Guest Travel Writers, Cameroon

Cameroon in a Metaphor

Wednesday, December 19th, 2007

My wife and I recently returned from Cameroon, West Africa, just in time to read the New York Times “Best Places to Go in 2008” list. Bummers! Cameroon didn’t make the cut again. Savvy travelers, however, will know that the “Republic of Cameroon” is considered a microcosm of the entire African continent, and thus worth visiting. If it’s a T.E. Lawrence-like desert experience you crave, Cameroon has it. Ditto: high peak mountains, bio-diverse rainforests, wild life preserves (esp. gorillas and elephants), indigenous peoples (e.g. Baka and Bagyeli “pygmies”), birding options (Africa‘s best), water falls, fishing lakes and rivers, beach resorts, etc. In fact, if you have the money there are small planes daily departing the capital, Yaounde, or the major port city, Douala, that will fly you directly to these more-or-less classy tourist destinations without having to mess with crowded busses, speed bumps, pot-holed roads, goat herders, peasant farmers balancing all manner of goods on their heads, among other such inconveniences.

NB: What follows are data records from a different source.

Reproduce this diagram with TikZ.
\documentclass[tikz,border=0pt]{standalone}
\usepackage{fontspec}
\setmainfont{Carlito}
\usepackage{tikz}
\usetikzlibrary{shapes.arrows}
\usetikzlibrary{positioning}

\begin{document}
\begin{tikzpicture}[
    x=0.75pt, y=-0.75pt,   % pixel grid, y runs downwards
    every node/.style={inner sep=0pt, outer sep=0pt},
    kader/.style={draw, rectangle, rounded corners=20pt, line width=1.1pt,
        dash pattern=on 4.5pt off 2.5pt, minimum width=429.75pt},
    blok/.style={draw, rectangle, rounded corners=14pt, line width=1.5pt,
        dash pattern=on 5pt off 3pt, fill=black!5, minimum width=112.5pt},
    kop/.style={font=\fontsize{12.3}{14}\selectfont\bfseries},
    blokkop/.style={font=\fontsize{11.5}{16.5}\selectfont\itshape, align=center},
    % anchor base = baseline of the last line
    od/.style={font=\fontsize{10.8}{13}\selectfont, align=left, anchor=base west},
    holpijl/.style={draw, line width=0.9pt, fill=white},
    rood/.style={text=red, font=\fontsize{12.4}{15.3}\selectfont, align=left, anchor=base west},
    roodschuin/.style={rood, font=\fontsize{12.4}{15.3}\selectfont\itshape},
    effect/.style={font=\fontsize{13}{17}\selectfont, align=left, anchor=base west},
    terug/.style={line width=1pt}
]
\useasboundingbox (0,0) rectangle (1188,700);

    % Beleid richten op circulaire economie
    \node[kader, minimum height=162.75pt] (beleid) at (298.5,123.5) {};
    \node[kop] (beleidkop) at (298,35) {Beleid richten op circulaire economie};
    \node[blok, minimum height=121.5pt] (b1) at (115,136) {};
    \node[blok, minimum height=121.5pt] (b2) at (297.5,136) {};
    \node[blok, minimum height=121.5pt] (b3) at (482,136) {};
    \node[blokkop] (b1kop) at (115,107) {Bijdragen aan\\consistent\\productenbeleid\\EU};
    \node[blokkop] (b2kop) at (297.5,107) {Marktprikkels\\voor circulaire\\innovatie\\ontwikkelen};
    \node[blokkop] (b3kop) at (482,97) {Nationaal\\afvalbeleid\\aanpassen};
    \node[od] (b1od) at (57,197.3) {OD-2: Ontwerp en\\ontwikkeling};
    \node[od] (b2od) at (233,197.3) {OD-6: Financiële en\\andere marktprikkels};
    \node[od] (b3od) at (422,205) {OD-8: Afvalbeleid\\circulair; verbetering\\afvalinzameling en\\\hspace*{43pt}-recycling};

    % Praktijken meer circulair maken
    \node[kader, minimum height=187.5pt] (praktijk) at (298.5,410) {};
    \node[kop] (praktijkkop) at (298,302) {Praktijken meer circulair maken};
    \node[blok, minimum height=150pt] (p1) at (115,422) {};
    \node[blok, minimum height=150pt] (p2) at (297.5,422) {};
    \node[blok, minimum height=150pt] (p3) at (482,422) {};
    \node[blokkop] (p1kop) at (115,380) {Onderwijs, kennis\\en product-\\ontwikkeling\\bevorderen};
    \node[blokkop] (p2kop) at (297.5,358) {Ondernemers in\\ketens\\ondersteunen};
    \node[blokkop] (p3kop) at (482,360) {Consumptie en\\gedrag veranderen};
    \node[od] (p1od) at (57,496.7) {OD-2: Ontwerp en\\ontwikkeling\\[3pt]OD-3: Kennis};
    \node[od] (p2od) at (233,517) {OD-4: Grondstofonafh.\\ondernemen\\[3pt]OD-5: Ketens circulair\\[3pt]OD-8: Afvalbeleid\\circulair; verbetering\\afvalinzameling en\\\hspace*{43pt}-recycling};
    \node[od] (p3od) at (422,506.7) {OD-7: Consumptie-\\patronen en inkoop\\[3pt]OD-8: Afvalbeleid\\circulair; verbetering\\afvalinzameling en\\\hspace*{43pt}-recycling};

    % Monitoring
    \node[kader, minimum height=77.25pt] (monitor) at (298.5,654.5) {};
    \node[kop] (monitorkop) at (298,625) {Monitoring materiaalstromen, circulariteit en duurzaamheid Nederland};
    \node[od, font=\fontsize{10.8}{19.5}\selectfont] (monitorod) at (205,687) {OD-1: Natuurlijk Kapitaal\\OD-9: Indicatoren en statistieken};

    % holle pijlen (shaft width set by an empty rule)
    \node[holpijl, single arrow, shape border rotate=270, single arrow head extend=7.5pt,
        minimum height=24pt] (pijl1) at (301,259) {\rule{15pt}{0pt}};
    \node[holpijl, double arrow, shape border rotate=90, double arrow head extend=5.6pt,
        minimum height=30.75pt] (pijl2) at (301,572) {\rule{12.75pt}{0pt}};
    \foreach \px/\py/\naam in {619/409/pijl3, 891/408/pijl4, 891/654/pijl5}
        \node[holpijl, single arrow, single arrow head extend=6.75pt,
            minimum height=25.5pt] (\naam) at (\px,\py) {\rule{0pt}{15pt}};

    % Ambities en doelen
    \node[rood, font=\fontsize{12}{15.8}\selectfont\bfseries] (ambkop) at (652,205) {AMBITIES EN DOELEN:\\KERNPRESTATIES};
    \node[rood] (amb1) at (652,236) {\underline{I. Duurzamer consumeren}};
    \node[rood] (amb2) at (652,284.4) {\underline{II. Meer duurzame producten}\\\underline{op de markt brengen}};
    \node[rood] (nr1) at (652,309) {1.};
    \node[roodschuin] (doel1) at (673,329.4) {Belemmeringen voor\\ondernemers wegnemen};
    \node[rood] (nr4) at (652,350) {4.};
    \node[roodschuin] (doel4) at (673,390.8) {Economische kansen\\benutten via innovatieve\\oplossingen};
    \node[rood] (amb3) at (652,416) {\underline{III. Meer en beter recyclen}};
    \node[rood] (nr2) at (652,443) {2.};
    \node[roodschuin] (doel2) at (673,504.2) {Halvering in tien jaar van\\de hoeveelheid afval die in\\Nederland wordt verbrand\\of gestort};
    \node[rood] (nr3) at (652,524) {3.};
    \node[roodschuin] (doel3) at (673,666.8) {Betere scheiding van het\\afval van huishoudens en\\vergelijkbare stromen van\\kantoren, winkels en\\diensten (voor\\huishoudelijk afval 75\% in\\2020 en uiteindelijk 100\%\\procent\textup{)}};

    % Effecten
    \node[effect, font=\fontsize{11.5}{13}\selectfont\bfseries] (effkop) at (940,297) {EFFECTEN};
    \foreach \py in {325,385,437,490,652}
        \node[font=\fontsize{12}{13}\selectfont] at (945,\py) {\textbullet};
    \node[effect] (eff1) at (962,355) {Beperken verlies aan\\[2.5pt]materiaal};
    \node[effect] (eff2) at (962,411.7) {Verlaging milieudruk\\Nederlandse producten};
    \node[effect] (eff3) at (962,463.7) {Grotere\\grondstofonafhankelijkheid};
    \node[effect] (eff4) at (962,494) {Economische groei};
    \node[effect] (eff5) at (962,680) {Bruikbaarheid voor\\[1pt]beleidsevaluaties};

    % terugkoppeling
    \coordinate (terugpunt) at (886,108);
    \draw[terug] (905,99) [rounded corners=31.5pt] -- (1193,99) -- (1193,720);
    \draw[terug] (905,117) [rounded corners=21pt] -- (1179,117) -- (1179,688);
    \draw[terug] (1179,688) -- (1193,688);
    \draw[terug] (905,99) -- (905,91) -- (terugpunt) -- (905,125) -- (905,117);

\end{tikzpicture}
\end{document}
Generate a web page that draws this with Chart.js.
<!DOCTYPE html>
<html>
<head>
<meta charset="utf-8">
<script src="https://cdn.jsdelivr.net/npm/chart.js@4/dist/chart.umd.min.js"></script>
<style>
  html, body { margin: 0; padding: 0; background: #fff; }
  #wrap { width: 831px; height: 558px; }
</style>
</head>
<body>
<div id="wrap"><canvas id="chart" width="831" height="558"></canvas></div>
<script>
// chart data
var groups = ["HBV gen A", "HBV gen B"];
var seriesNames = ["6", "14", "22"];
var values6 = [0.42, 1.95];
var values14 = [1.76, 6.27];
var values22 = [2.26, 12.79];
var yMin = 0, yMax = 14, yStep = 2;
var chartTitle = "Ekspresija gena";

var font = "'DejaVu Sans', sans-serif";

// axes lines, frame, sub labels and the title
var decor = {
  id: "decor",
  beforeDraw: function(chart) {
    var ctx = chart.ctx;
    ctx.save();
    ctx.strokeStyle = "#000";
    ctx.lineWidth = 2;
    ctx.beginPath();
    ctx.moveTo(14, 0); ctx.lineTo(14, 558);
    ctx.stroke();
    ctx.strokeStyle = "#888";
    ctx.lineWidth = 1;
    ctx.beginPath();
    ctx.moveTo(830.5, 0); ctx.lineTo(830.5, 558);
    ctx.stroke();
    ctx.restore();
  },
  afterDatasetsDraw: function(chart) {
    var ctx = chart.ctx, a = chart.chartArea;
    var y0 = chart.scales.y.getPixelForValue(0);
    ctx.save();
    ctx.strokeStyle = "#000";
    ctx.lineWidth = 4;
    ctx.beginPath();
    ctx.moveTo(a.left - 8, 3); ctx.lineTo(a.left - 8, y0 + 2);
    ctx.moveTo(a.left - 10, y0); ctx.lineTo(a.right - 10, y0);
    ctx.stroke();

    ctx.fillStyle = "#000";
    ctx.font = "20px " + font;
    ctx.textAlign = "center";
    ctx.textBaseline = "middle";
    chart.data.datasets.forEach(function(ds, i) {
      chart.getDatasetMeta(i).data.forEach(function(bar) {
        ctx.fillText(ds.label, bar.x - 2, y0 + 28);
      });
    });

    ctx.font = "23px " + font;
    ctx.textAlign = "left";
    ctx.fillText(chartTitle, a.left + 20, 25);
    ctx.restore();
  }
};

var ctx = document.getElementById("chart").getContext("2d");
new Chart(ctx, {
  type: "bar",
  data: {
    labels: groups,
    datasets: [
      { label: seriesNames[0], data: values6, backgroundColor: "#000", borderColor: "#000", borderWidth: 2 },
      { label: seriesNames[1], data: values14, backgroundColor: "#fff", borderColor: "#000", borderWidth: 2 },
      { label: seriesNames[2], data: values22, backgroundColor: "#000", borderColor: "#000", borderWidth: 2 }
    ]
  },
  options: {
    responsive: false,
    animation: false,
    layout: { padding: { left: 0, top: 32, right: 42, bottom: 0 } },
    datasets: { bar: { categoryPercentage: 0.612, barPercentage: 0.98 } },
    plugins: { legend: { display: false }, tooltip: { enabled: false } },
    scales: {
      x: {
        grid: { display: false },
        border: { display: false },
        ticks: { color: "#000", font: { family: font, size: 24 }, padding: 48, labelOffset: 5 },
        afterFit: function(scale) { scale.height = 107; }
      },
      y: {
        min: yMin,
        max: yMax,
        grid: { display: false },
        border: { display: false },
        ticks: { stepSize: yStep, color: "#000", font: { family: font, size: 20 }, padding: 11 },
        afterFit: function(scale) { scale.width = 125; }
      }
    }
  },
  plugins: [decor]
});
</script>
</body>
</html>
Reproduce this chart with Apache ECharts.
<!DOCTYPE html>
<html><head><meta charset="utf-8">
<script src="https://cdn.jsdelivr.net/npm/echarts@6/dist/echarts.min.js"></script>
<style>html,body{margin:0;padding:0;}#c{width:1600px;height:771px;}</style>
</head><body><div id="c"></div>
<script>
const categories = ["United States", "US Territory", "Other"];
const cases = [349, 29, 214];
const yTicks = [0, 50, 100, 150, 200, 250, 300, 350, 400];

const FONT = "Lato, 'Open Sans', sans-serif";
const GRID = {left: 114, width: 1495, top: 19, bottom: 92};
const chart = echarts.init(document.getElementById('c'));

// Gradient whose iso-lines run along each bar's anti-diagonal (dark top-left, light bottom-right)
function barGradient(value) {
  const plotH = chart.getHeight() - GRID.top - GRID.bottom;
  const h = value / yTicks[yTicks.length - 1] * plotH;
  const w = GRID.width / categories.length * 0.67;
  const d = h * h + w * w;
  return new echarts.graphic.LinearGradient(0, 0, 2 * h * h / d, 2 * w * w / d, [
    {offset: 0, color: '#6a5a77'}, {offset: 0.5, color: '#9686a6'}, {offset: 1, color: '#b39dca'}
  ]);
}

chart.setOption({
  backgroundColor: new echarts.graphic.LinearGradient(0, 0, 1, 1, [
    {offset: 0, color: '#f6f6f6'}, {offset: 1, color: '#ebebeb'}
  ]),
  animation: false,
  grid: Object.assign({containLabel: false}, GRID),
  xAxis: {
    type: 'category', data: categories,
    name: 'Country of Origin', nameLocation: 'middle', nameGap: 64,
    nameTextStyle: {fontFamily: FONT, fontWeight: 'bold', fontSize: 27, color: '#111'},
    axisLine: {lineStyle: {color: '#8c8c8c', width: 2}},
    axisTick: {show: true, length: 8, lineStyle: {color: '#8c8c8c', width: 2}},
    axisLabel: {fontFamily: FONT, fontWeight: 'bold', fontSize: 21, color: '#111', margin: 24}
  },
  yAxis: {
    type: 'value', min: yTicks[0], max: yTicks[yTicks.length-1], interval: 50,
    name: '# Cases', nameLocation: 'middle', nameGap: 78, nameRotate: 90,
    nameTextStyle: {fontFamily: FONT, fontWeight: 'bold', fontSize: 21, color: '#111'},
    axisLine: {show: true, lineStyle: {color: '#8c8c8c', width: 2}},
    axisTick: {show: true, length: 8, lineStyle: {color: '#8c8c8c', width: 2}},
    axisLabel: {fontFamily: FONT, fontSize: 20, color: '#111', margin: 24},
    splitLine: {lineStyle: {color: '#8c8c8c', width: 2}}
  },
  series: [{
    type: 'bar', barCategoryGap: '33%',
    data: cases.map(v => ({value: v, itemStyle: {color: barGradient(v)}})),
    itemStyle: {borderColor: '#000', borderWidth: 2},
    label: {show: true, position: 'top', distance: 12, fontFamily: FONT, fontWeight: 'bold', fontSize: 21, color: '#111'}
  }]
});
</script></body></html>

Since our retirement a decade ago, my wife and I have combined our teaching professions with travel opportunities, but now as international volunteers, and generally from six months to a year. So far we have lived and taught in university cities in the Philippines, Mexico, South Korea, Lithuania, and most recently, as noted above, for six months in Kumba, Cameroon, a small town of 150,000 in the country’s Southwest Province.

Cameroon! Portugal conquered and named the territory in the 15th century, calling it Cameroes, the Portuguese word for “lobster“, a crustacean that apparently was both very large and plentiful in the region’s coastal rivers a few centuries ago. Subsequently, the country was colonized, in order, by Germany, France, and England, gaining independence in 1960 and retaining its original name. Cameroon: Cameroes:lobster”: it’s a good metaphor we think for the country as we experienced it. Like fresh lobster meat, there is much to like about Cameroon–from the natural beauty, resources, and tourist destinations noted above, to the dance, music, arts and crafts, cultural and kinship traditions of the people, which we judge to be equal to any in Africa. We experienced and savored much of that, including trips to the country’s primary tourist attractions, traveling by bus or car with students who guided us to food and lodging within budget. But, of course, “cameroes” can be hurtful if their pinchers strike, and in Cameroon today roughly 90% of its 15 million people are stricken and gravely hurting. The 2006 United Nations Human Development Index, based on a combination of economic, demographic, and educational data, lists Cameroon 144th among 177 countries. An entry from our journal dated September 5, 2007, helps make the point:

Three rain-drenched days into the upper-level ethics course a student stood tall in the back of the room and asked, “Why are you here?” Before I could respond he continued, “I’m the son of a peasant farmer from the north who never earned more than a dollar a day. Like my father, I’ve never owned a book, a bike, a car, or a suit of clothes. Our one room house had no stove, refrigerator, or running water. Endless poverty is my destiny, the destiny of my village, and of every student in this room. We didn‘t choose it. We don‘t want it. We can‘t change it. Clearly the world is not working for our people. Why?” Nothing in the readings or lecture should have prompted the student‘s question. But for him, its time had come. Like Shakespeare in King Lear, he could not stop himself from pouring out the question that poverty brutally raises wherever it exists: “What does one need to be human?” This must become the question that we work on in the course!!!

As an American teacher it’s difficult to listen to such remarks, or to hear the pathos in the student’s questions. But not to listen or hear or see is to miss the whole point of travel in developing countries, or so it seems to us. The student, of course, spoke for the masses in Cameroon, mostly uneducated peasant farmers, many who suffer from malaria or AIDS, and all who survive somehow on subsistence earnings, have little access to health care, cannot afford education for their children, and are without any apparent exit from their condition. The cause of this, as in all of Africa, has a long history and is complex and varied, but surely much of it is the consequence of Cameroes corrupt, unjust, and dysfunctional government. And yet. . . And yet, despite all of the above, the people we came to know and love in Kumba, found strength in their ancient traditions to believe that tomorrow will be no worse than today, and this somehow was sufficient to move them to song and dance.

Jim and Mary Van Hoeven

jmvanhoeven@aol.com

My wife and I are retired teachers, she in English and I in philosophy and ethics. We are also lifelong travelers. Fortunately, most of our careers were tied to colleges and other institutions with strong international programs or branch campuses in Mexico, England, Switzerland, Japan and South Korea. Through these teaching and travel opportunities we came to believe that in the end it is the reality and privilege of cross-cultural experiences and relationships that will finally save us all!!